Written problem. Copy every line of the records below where the word "with" occurs.

Provided material.
· · ·

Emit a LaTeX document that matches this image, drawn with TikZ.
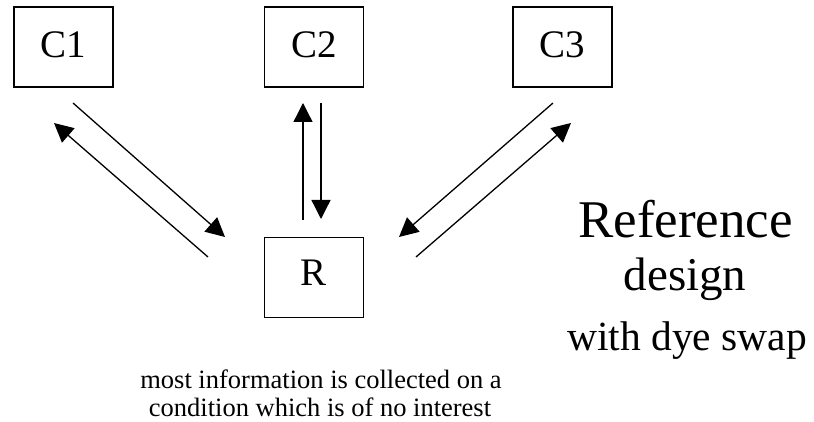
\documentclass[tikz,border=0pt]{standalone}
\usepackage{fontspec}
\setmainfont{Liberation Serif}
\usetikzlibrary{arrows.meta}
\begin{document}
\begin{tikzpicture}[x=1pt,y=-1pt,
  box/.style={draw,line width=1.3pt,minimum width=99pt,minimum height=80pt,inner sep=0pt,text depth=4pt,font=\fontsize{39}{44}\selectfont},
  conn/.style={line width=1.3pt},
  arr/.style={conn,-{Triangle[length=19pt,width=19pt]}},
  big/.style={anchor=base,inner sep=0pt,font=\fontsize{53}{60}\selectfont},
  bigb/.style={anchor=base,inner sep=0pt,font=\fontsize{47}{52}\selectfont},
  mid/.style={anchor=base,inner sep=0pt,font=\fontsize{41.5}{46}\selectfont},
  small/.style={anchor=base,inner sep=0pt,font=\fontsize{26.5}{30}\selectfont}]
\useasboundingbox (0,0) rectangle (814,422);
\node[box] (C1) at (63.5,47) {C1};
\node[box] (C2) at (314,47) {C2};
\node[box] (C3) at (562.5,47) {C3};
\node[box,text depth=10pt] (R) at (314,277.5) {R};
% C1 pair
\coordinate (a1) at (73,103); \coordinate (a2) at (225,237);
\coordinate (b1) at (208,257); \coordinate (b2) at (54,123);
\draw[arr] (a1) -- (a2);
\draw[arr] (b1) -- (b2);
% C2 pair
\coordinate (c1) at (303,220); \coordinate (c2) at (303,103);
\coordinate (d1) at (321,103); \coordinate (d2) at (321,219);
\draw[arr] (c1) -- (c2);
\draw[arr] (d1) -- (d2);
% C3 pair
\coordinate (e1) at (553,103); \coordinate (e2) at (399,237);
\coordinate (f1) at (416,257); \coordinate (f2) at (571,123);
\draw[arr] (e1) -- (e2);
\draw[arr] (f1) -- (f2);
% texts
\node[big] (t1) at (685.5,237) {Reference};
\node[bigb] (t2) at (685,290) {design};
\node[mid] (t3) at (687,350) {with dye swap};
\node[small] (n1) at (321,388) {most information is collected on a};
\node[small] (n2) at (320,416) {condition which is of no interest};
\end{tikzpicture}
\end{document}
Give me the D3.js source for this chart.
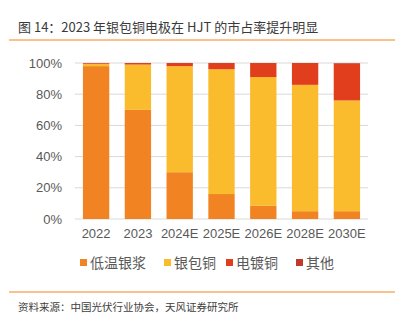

· · ·

Expected answer.
Emit a LaTeX document that matches this image, drawn with TikZ.
\node[mid] (t3) at (687,350) {with dye swap};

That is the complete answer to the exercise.